------ Collected material

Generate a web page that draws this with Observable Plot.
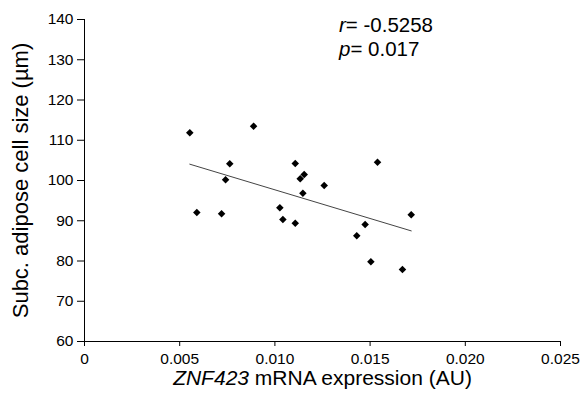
<!DOCTYPE html>
<html>
<head>
<meta charset="utf-8">
<script src="https://cdn.jsdelivr.net/npm/d3@7"></script>
<script src="https://cdn.jsdelivr.net/npm/@observablehq/plot@0.6"></script>
<style>
  html, body { margin: 0; padding: 0; background: #fff; }
  svg { font-family: "Liberation Sans", Arial, sans-serif; }
</style>
</head>
<body>
<div id="chart"></div>
<script>
// ZNF423 mRNA expression (AU)
const expression = [0.00553, 0.00590, 0.00720, 0.00741, 0.00763, 0.00888, 0.01026, 0.01042, 0.01107, 0.01107,
                    0.01133, 0.01154, 0.01147, 0.01259, 0.01430, 0.01474, 0.01504, 0.01539, 0.01670, 0.01716];
// Subc. adipose cell size (µm)
const cellSize = [111.85, 92.05, 91.73, 100.17, 104.15, 113.5, 93.22, 90.3, 104.2, 89.4,
                  100.42, 101.5, 96.84, 98.76, 86.26, 89.07, 79.8, 104.55, 77.9, 91.5];
const yTicks = [60, 70, 80, 90, 100, 110, 120, 130, 140];
const xTicks = [0, 0.005, 0.010, 0.015, 0.020, 0.025];
const stats = [{label: "r", value: "= -0.5258"}, {label: "p", value: "= 0.017"}];

const data = expression.map((x, i) => ({x, y: cellSize[i]}));

// filled diamond (square rotated 45°)
const diamond = {
  draw(context, size) {
    const h = Math.sqrt(size / 2);
    context.moveTo(0, -h);
    context.lineTo(h, 0);
    context.lineTo(0, h);
    context.lineTo(-h, 0);
    context.closePath();
  }
};

const chart = Plot.plot({
  width: 582,
  height: 400,
  marginLeft: 84,
  marginRight: 22,
  marginTop: 19,
  marginBottom: 59,
  style: {fontFamily: "Liberation Sans, Arial, sans-serif", fontSize: "15.5px", color: "#000", background: "#fff"},
  x: {domain: [0, 0.025], ticks: xTicks, tickFormat: d => d === 0 ? "0" : d.toFixed(3),
      tickSize: 5, tickPadding: 6, label: "ZNF423 mRNA expression (AU)", labelArrow: "none",
      labelAnchor: "center", labelOffset: 43},
  y: {domain: [60, 140], ticks: yTicks, tickSize: 7, tickPadding: 4,
      label: "Subc. adipose cell size (µm)", labelArrow: "none", labelAnchor: "center", labelOffset: 72},
  marks: [
    Plot.ruleX([0], {stroke: "#000", strokeWidth: 1}),
    Plot.ruleY([60], {stroke: "#000", strokeWidth: 1}),
    Plot.linearRegressionY(data, {x: "x", y: "y", stroke: "#444", strokeWidth: 1, ci: 0}),
    Plot.dot(data, {x: "x", y: "y", symbol: diamond, r: 3, fill: "#000", stroke: "none"}),
    Plot.text(stats, {text: "value", frameAnchor: "top-left", textAnchor: "start", lineAnchor: "bottom",
      fontSize: 20.5, fill: "#000"})
  ]
});

document.getElementById("chart").appendChild(chart);

// style axis labels & stats with italics
const svg = d3.select(chart);
svg.selectAll('g[aria-label="x-axis label"] text').each(function() {
  const t = d3.select(this);
  t.text(null).style("font-size", "21px");
  t.append("tspan").attr("font-style", "italic").text("ZNF423");
  t.append("tspan").text(" mRNA expression (AU)");
});
svg.selectAll('g[aria-label="y-axis label"] text').style("font-size", "22px");
svg.selectAll('g[aria-label="text"]').attr("transform", null);
svg.selectAll('g[aria-label="text"] text').each(function(_, i) {
  const t = d3.select(this);
  const s = stats[i];
  t.text(null).attr("transform", null).attr("dy", null).attr("x", 339).attr("y", 32 + i * 24);
  t.append("tspan").attr("font-style", "italic").text(s.label);
  t.append("tspan").text(s.value);
});
</script>
</body>
</html>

------------

Omit each picture, then return all of the listing exactly as it stands.

Generate a web page that draws this with Observable Plot.
<!DOCTYPE html>
<html>
<head>
<meta charset="utf-8">
<script src="https://cdn.jsdelivr.net/npm/d3@7"></script>
<script src="https://cdn.jsdelivr.net/npm/@observablehq/plot@0.6"></script>
<style>
  html, body { margin: 0; padding: 0; background: #fff; }
  svg { font-family: "Liberation Sans", Arial, sans-serif; }
</style>
</head>
<body>
<div id="chart"></div>
<script>
// ZNF423 mRNA expression (AU)
const expression = [0.00553, 0.00590, 0.00720, 0.00741, 0.00763, 0.00888, 0.01026, 0.01042, 0.01107, 0.01107,
                    0.01133, 0.01154, 0.01147, 0.01259, 0.01430, 0.01474, 0.01504, 0.01539, 0.01670, 0.01716];
// Subc. adipose cell size (µm)
const cellSize = [111.85, 92.05, 91.73, 100.17, 104.15, 113.5, 93.22, 90.3, 104.2, 89.4,
                  100.42, 101.5, 96.84, 98.76, 86.26, 89.07, 79.8, 104.55, 77.9, 91.5];
const yTicks = [60, 70, 80, 90, 100, 110, 120, 130, 140];
const xTicks = [0, 0.005, 0.010, 0.015, 0.020, 0.025];
const stats = [{label: "r", value: "= -0.5258"}, {label: "p", value: "= 0.017"}];

const data = expression.map((x, i) => ({x, y: cellSize[i]}));

// filled diamond (square rotated 45°)
const diamond = {
  draw(context, size) {
    const h = Math.sqrt(size / 2);
    context.moveTo(0, -h);
    context.lineTo(h, 0);
    context.lineTo(0, h);
    context.lineTo(-h, 0);
    context.closePath();
  }
};

const chart = Plot.plot({
  width: 582,
  height: 400,
  marginLeft: 84,
  marginRight: 22,
  marginTop: 19,
  marginBottom: 59,
  style: {fontFamily: "Liberation Sans, Arial, sans-serif", fontSize: "15.5px", color: "#000", background: "#fff"},
  x: {domain: [0, 0.025], ticks: xTicks, tickFormat: d => d === 0 ? "0" : d.toFixed(3),
      tickSize: 5, tickPadding: 6, label: "ZNF423 mRNA expression (AU)", labelArrow: "none",
      labelAnchor: "center", labelOffset: 43},
  y: {domain: [60, 140], ticks: yTicks, tickSize: 7, tickPadding: 4,
      label: "Subc. adipose cell size (µm)", labelArrow: "none", labelAnchor: "center", labelOffset: 72},
  marks: [
    Plot.ruleX([0], {stroke: "#000", strokeWidth: 1}),
    Plot.ruleY([60], {stroke: "#000", strokeWidth: 1}),
    Plot.linearRegressionY(data, {x: "x", y: "y", stroke: "#444", strokeWidth: 1, ci: 0}),
    Plot.dot(data, {x: "x", y: "y", symbol: diamond, r: 3, fill: "#000", stroke: "none"}),
    Plot.text(stats, {text: "value", frameAnchor: "top-left", textAnchor: "start", lineAnchor: "bottom",
      fontSize: 20.5, fill: "#000"})
  ]
});

document.getElementById("chart").appendChild(chart);

// style axis labels & stats with italics
const svg = d3.select(chart);
svg.selectAll('g[aria-label="x-axis label"] text').each(function() {
  const t = d3.select(this);
  t.text(null).style("font-size", "21px");
  t.append("tspan").attr("font-style", "italic").text("ZNF423");
  t.append("tspan").text(" mRNA expression (AU)");
});
svg.selectAll('g[aria-label="y-axis label"] text').style("font-size", "22px");
svg.selectAll('g[aria-label="text"]').attr("transform", null);
svg.selectAll('g[aria-label="text"] text').each(function(_, i) {
  const t = d3.select(this);
  const s = stats[i];
  t.text(null).attr("transform", null).attr("dy", null).attr("x", 339).attr("y", 32 + i * 24);
  t.append("tspan").attr("font-style", "italic").text(s.label);
  t.append("tspan").text(s.value);
});
</script>
</body>
</html>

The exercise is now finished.